Boards that are not sighted on data risks, breaches, complaints trends or data-driven decisioning may find themselves exposed and not just to ICO action, but to FCA challenge around governance and oversight.

What firms should be doing now

The MoU should prompt firms to reflect on how data protection is embedded operationally. This is not about rewriting privacy notices, but about understanding how data flows through the business and how it influences outcomes.

Firms should be asking whether data quality is actively monitored, whether staff understand how data protection links to conduct risk, and whether MI captures issues early enough to prevent harm.

Importantly, firms should consider how they would evidence good data governance to either regulator because increasingly, the standards will overlap.

Why this matters beyond enforcement

As with the FCA’s shift toward supervision, the ICO’s approach is increasingly preventative. The MoU signals a desire to raise standards before trust is damaged, rather than relying solely on penalties after the fact.

For firms, this means regulatory pressure may surface earlier and in more subtle ways: questions during supervisory meetings, requests for evidence, or cross-regulatory engagement where data and conduct intersect.

Those that view data protection as a strategic risk, rather than a compliance tick-box, will be better placed to respond.
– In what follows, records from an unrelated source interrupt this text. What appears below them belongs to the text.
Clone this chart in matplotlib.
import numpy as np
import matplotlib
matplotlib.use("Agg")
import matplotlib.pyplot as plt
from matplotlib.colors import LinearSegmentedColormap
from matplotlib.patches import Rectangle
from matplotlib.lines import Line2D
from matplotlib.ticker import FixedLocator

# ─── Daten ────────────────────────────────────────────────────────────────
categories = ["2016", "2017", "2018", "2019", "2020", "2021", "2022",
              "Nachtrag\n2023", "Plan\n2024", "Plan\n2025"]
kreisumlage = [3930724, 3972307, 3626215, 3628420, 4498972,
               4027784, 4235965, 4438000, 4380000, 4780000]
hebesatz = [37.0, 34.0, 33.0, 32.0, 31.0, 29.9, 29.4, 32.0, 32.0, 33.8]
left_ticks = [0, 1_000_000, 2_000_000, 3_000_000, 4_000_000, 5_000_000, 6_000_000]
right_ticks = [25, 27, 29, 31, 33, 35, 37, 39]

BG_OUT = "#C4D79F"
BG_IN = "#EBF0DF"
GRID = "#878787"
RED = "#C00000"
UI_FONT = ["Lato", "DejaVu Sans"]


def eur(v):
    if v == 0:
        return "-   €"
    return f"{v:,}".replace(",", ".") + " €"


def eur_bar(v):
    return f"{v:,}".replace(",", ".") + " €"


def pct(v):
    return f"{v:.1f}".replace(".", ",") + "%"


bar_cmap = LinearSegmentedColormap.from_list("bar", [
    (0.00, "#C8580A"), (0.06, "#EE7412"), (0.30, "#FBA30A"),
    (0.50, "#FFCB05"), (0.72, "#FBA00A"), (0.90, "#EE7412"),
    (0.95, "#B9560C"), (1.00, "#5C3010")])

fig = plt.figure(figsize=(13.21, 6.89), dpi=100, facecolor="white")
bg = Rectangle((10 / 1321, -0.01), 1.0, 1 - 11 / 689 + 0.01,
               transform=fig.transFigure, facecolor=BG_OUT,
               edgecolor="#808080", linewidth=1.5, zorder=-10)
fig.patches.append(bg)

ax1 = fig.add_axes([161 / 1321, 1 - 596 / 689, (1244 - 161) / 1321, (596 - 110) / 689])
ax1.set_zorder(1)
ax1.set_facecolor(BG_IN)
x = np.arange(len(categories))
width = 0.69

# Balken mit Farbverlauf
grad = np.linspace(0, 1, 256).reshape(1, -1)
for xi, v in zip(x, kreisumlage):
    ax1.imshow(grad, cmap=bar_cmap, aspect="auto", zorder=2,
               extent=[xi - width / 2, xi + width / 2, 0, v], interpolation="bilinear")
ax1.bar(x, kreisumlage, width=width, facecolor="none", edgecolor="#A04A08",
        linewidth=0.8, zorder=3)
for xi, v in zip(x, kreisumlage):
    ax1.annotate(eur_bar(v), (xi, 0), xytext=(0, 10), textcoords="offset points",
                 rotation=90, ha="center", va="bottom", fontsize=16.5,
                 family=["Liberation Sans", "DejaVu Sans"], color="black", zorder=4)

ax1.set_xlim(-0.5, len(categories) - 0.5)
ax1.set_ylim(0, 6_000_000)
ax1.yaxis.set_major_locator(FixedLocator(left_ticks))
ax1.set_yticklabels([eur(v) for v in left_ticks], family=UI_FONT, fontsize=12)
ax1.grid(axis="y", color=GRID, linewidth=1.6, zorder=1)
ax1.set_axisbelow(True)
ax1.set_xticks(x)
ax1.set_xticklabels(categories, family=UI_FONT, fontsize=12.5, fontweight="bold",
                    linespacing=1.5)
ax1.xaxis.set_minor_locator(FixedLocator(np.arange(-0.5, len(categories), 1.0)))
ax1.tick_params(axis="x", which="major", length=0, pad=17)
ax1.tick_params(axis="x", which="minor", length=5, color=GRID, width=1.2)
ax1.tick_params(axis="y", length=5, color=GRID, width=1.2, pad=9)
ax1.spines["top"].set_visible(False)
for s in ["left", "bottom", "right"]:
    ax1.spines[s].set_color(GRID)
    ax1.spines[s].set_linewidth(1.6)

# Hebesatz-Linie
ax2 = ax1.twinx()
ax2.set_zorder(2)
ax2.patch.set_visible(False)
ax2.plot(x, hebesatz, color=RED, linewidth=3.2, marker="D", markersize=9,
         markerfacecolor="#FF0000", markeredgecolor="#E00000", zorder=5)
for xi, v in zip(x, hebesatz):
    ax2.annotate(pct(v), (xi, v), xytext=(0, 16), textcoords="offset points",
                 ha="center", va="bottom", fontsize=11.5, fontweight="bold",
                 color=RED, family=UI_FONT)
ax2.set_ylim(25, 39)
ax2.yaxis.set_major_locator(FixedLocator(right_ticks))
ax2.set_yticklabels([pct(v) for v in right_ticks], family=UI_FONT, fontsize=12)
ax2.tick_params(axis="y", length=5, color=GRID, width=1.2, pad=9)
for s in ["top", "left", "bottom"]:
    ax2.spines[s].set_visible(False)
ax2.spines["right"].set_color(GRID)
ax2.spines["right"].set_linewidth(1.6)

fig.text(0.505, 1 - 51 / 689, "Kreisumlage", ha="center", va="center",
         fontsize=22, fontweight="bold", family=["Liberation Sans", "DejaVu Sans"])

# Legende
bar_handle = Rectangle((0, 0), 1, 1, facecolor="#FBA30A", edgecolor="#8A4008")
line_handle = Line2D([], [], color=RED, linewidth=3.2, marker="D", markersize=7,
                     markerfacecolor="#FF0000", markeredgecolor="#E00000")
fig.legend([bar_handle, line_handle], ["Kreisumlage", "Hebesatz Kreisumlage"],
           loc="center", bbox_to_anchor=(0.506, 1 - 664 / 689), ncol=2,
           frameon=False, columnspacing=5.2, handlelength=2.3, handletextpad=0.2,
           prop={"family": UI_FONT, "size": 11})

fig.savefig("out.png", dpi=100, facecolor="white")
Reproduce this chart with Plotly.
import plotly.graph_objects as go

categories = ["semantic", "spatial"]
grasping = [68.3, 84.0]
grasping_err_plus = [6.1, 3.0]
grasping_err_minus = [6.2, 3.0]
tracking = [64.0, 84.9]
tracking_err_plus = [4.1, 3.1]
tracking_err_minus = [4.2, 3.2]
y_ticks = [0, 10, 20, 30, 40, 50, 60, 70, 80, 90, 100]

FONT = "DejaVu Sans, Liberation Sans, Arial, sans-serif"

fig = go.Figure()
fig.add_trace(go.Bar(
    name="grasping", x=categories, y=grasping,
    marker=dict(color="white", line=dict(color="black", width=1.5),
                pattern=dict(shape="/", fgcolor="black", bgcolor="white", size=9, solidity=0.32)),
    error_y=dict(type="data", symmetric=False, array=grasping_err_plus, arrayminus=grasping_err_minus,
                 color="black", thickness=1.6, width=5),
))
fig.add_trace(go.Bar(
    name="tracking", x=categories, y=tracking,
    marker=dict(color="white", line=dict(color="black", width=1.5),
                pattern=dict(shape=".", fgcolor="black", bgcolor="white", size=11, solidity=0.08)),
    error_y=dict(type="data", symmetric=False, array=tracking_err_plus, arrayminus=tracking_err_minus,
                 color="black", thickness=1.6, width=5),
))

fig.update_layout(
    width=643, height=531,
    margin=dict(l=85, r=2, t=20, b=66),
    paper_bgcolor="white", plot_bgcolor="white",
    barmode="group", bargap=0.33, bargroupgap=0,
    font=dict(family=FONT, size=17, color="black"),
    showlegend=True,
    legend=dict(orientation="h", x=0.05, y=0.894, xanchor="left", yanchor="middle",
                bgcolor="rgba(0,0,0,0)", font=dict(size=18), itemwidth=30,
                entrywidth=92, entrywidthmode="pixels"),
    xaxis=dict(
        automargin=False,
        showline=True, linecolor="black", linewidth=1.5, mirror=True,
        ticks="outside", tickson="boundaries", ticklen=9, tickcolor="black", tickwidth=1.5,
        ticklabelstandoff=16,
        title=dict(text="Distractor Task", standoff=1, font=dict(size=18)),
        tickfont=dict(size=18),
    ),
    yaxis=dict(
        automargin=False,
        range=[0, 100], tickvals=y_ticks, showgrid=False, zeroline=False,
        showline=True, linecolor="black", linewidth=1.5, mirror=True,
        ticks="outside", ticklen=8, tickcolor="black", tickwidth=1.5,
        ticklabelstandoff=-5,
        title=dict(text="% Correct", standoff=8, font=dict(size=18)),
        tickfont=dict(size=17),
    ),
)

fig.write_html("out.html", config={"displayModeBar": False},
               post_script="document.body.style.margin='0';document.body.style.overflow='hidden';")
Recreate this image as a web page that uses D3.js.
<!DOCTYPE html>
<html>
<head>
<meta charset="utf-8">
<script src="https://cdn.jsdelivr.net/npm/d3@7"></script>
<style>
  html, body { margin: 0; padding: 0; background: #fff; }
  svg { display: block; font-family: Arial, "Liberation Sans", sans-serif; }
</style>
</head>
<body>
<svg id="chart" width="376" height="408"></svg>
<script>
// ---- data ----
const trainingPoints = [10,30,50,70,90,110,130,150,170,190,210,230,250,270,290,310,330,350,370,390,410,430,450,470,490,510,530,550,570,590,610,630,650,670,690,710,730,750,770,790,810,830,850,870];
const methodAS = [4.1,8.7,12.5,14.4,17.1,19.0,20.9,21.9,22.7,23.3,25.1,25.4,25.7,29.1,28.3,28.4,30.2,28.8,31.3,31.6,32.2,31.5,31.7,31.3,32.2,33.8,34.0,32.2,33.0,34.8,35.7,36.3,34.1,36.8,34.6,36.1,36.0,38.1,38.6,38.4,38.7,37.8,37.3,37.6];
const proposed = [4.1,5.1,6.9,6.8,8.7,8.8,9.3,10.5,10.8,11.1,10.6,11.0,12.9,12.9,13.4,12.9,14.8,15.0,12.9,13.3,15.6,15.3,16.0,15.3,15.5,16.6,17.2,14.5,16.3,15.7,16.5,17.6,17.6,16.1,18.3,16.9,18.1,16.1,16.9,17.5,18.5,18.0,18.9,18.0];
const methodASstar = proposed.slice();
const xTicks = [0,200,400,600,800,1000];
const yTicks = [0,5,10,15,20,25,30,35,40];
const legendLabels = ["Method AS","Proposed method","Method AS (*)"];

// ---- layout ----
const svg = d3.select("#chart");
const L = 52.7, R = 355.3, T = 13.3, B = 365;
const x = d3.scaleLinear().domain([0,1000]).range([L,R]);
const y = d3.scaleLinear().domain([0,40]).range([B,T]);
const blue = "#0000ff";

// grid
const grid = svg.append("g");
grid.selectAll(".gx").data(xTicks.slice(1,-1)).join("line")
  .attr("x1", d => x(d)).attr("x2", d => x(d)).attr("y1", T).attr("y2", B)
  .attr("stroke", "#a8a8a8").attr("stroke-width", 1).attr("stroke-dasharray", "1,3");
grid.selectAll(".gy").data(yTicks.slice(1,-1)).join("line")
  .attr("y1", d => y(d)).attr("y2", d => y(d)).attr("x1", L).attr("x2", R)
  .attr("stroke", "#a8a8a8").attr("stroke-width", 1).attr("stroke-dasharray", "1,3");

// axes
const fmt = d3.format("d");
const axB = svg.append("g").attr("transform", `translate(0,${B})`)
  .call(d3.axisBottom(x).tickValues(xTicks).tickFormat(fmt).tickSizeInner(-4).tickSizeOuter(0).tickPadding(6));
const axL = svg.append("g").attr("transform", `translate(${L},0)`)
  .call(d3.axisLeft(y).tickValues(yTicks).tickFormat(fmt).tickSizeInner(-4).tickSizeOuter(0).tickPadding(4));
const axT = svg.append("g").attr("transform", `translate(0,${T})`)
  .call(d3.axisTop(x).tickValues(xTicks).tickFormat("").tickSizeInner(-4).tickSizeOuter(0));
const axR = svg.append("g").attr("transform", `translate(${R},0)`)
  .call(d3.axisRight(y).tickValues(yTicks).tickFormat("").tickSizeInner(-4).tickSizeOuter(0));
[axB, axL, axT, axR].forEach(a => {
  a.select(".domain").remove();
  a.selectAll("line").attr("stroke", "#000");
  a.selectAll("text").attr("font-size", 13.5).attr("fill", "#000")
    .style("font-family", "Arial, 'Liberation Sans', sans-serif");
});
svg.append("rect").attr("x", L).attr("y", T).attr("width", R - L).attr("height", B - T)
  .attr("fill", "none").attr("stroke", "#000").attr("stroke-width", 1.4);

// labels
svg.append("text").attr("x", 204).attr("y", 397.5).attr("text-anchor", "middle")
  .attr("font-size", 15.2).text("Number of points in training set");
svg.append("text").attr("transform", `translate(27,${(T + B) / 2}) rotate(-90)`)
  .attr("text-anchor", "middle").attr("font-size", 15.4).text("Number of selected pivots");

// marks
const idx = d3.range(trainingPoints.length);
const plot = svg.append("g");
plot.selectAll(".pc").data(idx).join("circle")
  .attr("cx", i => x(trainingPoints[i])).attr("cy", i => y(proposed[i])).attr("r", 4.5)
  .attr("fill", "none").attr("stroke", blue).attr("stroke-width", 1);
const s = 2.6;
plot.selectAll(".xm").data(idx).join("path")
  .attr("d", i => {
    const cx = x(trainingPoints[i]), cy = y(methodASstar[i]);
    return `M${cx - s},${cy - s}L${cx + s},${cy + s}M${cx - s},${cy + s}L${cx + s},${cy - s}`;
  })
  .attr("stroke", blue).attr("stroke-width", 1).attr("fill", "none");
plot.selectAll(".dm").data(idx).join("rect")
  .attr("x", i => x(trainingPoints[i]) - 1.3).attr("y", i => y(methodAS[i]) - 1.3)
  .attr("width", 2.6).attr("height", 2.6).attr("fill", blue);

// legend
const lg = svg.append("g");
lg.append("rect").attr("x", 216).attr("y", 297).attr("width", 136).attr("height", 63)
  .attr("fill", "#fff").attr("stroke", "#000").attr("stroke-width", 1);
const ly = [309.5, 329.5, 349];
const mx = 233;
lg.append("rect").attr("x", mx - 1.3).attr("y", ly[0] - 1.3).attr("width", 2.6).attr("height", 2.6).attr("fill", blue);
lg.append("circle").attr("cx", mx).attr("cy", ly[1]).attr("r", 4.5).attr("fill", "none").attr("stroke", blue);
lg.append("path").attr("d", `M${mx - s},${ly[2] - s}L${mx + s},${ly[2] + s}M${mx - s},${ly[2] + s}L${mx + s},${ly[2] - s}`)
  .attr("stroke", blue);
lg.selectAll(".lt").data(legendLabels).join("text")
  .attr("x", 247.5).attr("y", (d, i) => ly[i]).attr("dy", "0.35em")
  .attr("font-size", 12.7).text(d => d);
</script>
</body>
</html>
How ALPH supports firms on data governance and regulatory alignment

ALPH Legal & Compliance supports FCA-regulated firms in strengthening data governance in a way that aligns with both ICO and FCA expectations. Our work includes data governance reviews, DUAA readiness assessments, Consumer Duty and data alignment reviews, and Board-level support on accountability and oversight.

The ICO–Government MoU may not target financial services directly, but its implications are clear. Data protection is no longer a siloed obligation. It is part of how regulators judge trust, governance and consumer outcomes and firms that recognise that shift early will be far better prepared.